*** Information shown

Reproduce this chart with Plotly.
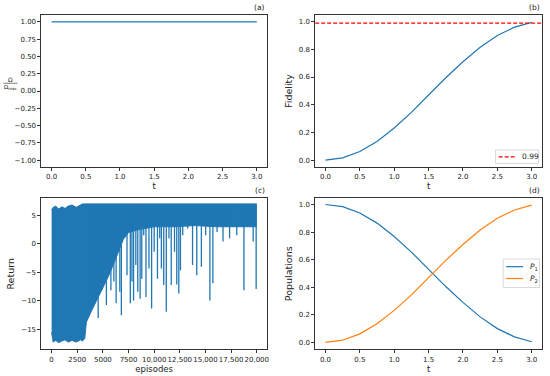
import plotly.graph_objects as go

# ---------------- data ----------------
t = [0.0, 0.25, 0.5, 0.75, 1.0, 1.25, 1.5, 1.75, 2.0, 2.25, 2.5, 2.75, 3.0]
omega_ratio = [1.0] * 13
fidelity = [0.0, 0.016, 0.062, 0.135, 0.232, 0.345, 0.47, 0.595, 0.71, 0.815, 0.9, 0.96, 0.995]
p1 = [1.0, 0.984, 0.938, 0.865, 0.768, 0.655, 0.53, 0.405, 0.29, 0.185, 0.1, 0.04, 0.005]
p2 = [0.0, 0.016, 0.062, 0.135, 0.232, 0.345, 0.47, 0.595, 0.71, 0.815, 0.9, 0.96, 0.995]
threshold = 0.99
threshold_label = "0.99"
pop_names = ["<i>P</i><sub>1</sub>", "<i>P</i><sub>2</sub>"]

env_ep = [0, 150, 400, 700, 1000, 1300, 1600, 2000, 2400, 2800, 3000, 3230, 3390, 3670, 3930,
          4310, 4720, 5110, 5590, 6070, 6600, 7000, 7500, 8500, 10000, 12000, 14000, 16000, 18000, 20000]
env_upper = [5.9, 6.4, 6.6, 6.1, 6.5, 6.2, 6.6, 6.8, 6.4, 6.9, 7.0, 7.0, 7.0, 7.0, 7.0,
             7.0, 7.0, 7.0, 7.0, 7.0, 7.0, 7.0, 7.0, 7.0, 7.0, 7.0, 7.0, 7.0, 7.0, 7.0]
env_lower = [-15.5, -17.2, -16.9, -17.3, -17.0, -16.8, -17.2, -16.9, -17.2, -16.8, -17.0, -16.6, -13.7, -12.5, -11.6,
             -10.2, -8.7, -7.5, -5.5, -3.4, -1.0, 0.8, 2.0, 2.5, 3.0, 3.0, 3.2, 3.0, 3.0, 3.0]

spike_ep = [4030, 4540, 4890, 5020, 5210, 5340, 5590, 5780, 6070, 6290, 6490, 6650, 6800, 7030,
            7350, 7670, 7830, 7990, 8210, 8400, 8630, 8790, 8980, 9200, 9490, 9750, 10000, 10320,
            10540, 10700, 10930, 11180, 11440, 11660, 11980, 12200, 12400, 12560, 12780, 13260,
            13740, 14150, 14600, 15020, 15430, 15720, 16130, 16710, 17350, 18050, 18750, 19650, 19940]
spike_min = [-11.0, -13.0, -8.1, -4.3, 1.7, -10.7, -4.9, -8.1, -6.6, -10.4, -1.4, -8.4, -12.5, 2.7,
             -5.5, -10.4, -6.6, -9.9, -3.7, -8.4, -9.6, -6.1, 1.5, -9.3, -4.3, -11.3, -1.4, -6.1,
             1.0, -4.3, -7.2, -11.9, 1.0, -7.2, -1.4, -7.1, -8.7, -4.6, 1.5, 2.7,
             -3.7, -5.5, -4.0, 1.5, -9.9, -6.9, 2.1, 0.4, 1.0, 1.5, -8.1, 0.4, -7.9]
spike_top = 7.0

ep_ticks = [0, 2500, 5000, 7500, 10000, 12500, 15000, 17500, 20000]
ep_ticktext = ["0", "2500", "5000", "7500", "10,000", "12,500", "15,000", "17,500", "20,000"]

BLUE = "#1f77b4"
ORANGE = "#ff7f0e"
W, H = 550, 376
DASH = "4px,2px"


def px(x):
    return x / W


def py(y):
    return 1 - y / H


fig = go.Figure()

# (a)
fig.add_trace(go.Scatter(x=t, y=omega_ratio, mode="lines", line=dict(color=BLUE, width=1.3),
                         showlegend=False, xaxis="x", yaxis="y"))
# (b)
fig.add_trace(go.Scatter(x=t, y=fidelity, mode="lines", line=dict(color=BLUE, width=1.2),
                         showlegend=False, xaxis="x2", yaxis="y2"))
fig.add_trace(go.Scatter(x=[-0.15, 3.15], y=[threshold, threshold], mode="lines",
                         line=dict(color="red", width=1.2, dash=DASH), name=threshold_label,
                         showlegend=False, xaxis="x2", yaxis="y2"))
# (c) envelope + spikes
fig.add_trace(go.Scatter(x=env_ep, y=env_lower, mode="lines", line=dict(color=BLUE, width=1),
                         showlegend=False, xaxis="x3", yaxis="y3"))
fig.add_trace(go.Scatter(x=env_ep, y=env_upper, mode="lines", line=dict(color=BLUE, width=1),
                         fill="tonexty", fillcolor=BLUE, showlegend=False, xaxis="x3", yaxis="y3"))
sx, sy = [], []
for e, m in zip(spike_ep, spike_min):
    sx += [e, e, None]
    sy += [spike_top, m, None]
fig.add_trace(go.Scatter(x=sx, y=sy, mode="lines", line=dict(color=BLUE, width=1.3),
                         showlegend=False, xaxis="x3", yaxis="y3"))
# (d)
fig.add_trace(go.Scatter(x=t, y=p1, mode="lines", line=dict(color=BLUE, width=1.2),
                         name=pop_names[0], showlegend=False, xaxis="x4", yaxis="y4"))
fig.add_trace(go.Scatter(x=t, y=p2, mode="lines", line=dict(color=ORANGE, width=1.2),
                         name=pop_names[1], showlegend=False, xaxis="x4", yaxis="y4"))

tickfont = dict(family="DejaVu Sans", size=7, color="#222")
common = dict(showline=True, linecolor="#333", linewidth=0.8, mirror=True, ticks="outside",
              ticklen=3, tickwidth=0.8, tickcolor="#333", showgrid=False, zeroline=False,
              tickfont=tickfont, tickangle=0)

xl = [px(41.5), px(268)]
xr = [px(316.3), px(544)]
yt = [py(167), py(15)]
yb = [py(349.3), py(198.3)]

t_ticks = [0, 0.5, 1, 1.5, 2, 2.5, 3]
t_text = ["0.0", "0.5", "1.0", "1.5", "2.0", "2.5", "3.0"]
a_ticks = [1.0, 0.75, 0.5, 0.25, 0.0, -0.25, -0.5, -0.75, -1.0]
a_text = ["1.00", "0.75", "0.50", "0.25", "0.00", "\u22120.25", "\u22120.50", "\u22120.75", "\u22121.00"]
f_ticks = [0, 0.2, 0.4, 0.6, 0.8, 1.0]
f_text = ["0.0", "0.2", "0.4", "0.6", "0.8", "1.0"]
r_ticks = [5, 0, -5, -10, -15]
r_text = ["5", "0", "\u22125", "\u221210", "\u221215"]

labfont = dict(family="DejaVu Sans", size=9.5, color="#222")
xlabfont = dict(family="DejaVu Sans", size=8.5, color="#222")

fig.update_layout(
    width=W, height=H, margin=dict(l=0, r=0, t=0, b=0),
    paper_bgcolor="white", plot_bgcolor="white", showlegend=False,
    xaxis=dict(domain=xl, anchor="y", range=[-0.15, 3.15], tickvals=t_ticks, ticktext=t_text,
               title=dict(text="t", font=xlabfont, standoff=2), **common),
    yaxis=dict(domain=yt, anchor="x", range=[-1.1, 1.1], tickvals=a_ticks, ticktext=a_text, **common),
    xaxis2=dict(domain=xr, anchor="y2", range=[-0.15, 3.15], tickvals=t_ticks, ticktext=t_text,
                title=dict(text="t", font=xlabfont, standoff=2), **common),
    yaxis2=dict(domain=yt, anchor="x2", range=[-0.0498, 1.048], tickvals=f_ticks, ticktext=f_text,
                title=dict(text="Fidelity", font=labfont, standoff=4), **common),
    xaxis3=dict(domain=xl, anchor="y3", range=[-1000, 21000], tickvals=ep_ticks, ticktext=ep_ticktext,
                title=dict(text="episodes", font=xlabfont, standoff=2), **common),
    yaxis3=dict(domain=yb, anchor="x3", range=[-18.46, 7.98], tickvals=r_ticks, ticktext=r_text,
                title=dict(text="Return", font=labfont, standoff=4), **common),
    xaxis4=dict(domain=xr, anchor="y4", range=[-0.15, 3.15], tickvals=t_ticks, ticktext=t_text,
                title=dict(text="t", font=xlabfont, standoff=2), **common),
    yaxis4=dict(domain=yb, anchor="x4", range=[-0.05, 1.045], tickvals=f_ticks, ticktext=f_text,
                title=dict(text="Populations", font=labfont, standoff=4), **common),
)

ann_font = dict(family="DejaVu Sans", size=7.5, color="#222")
for lab, x, y in [("(a)", 268, 7.5), ("(b)", 544, 7.5), ("(c)", 268, 190.5), ("(d)", 544, 190.5)]:
    fig.add_annotation(text=lab, x=px(x), y=py(y), xref="paper", yref="paper",
                       xanchor="right", yanchor="middle", showarrow=False, font=ann_font)

# fraction y-label for (a): Omega / Omega_max
cx, cy = 10.5, 83.3
fig.add_annotation(text="\u03a9", x=px(cx), y=py(cy - 3.6), xref="paper", yref="paper",
                   xanchor="center", yanchor="middle", showarrow=False,
                   font=dict(family="DejaVu Sans", size=6, color="#222"))
fig.add_annotation(text="\u03a9<sub>max</sub>", x=px(cx), y=py(cy + 4.0), xref="paper", yref="paper",
                   xanchor="center", yanchor="middle", showarrow=False,
                   font=dict(family="DejaVu Sans", size=5.5, color="#222"))
fig.add_shape(type="line", x0=px(3.5), x1=px(17.5), y0=py(cy), y1=py(cy), xref="paper", yref="paper",
              line=dict(color="#222", width=0.6))

# legends (matplotlib style boxes)
leg_border = "#d0d0d0"
leg_font = dict(family="DejaVu Sans", size=7.5, color="#222")
fig.add_shape(type="rect", x0=px(497.3), x1=px(540.5), y0=py(150), y1=py(163.5), xref="paper", yref="paper",
              line=dict(color=leg_border, width=0.8), fillcolor="rgba(255,255,255,0.85)")
fig.add_shape(type="line", x0=px(500.5), x1=px(516.5), y0=py(156.8), y1=py(156.8), xref="paper", yref="paper",
              line=dict(color="red", width=1.2, dash=DASH))
fig.add_annotation(text=threshold_label, x=px(521.5), y=py(156.8), xref="paper", yref="paper",
                   xanchor="left", yanchor="middle", showarrow=False, font=leg_font)

fig.add_shape(type="rect", x0=px(505), x1=px(541.5), y0=py(259), y1=py(287.5), xref="paper", yref="paper",
              line=dict(color=leg_border, width=0.8), fillcolor="rgba(255,255,255,0.85)")
for name, col, yy in [(pop_names[0], BLUE, 266.7), (pop_names[1], ORANGE, 278.5)]:
    fig.add_shape(type="line", x0=px(508), x1=px(525), y0=py(yy), y1=py(yy), xref="paper", yref="paper",
                  line=dict(color=col, width=1.2))
    fig.add_annotation(text=name, x=px(529.5), y=py(yy), xref="paper", yref="paper",
                       xanchor="left", yanchor="middle", showarrow=False, font=leg_font)

fig.write_html("out.html", config={"displayModeBar": False},
               post_script="document.body.style.margin='0';")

******

Task to carry out
Repeat exactly and only the lines from the start of the data above through the line that holds "import plotly.graph_objects as go", inclusive. Pictures do not belong in the copy.

Answer to the problem
Reproduce this chart with Plotly.
import plotly.graph_objects as go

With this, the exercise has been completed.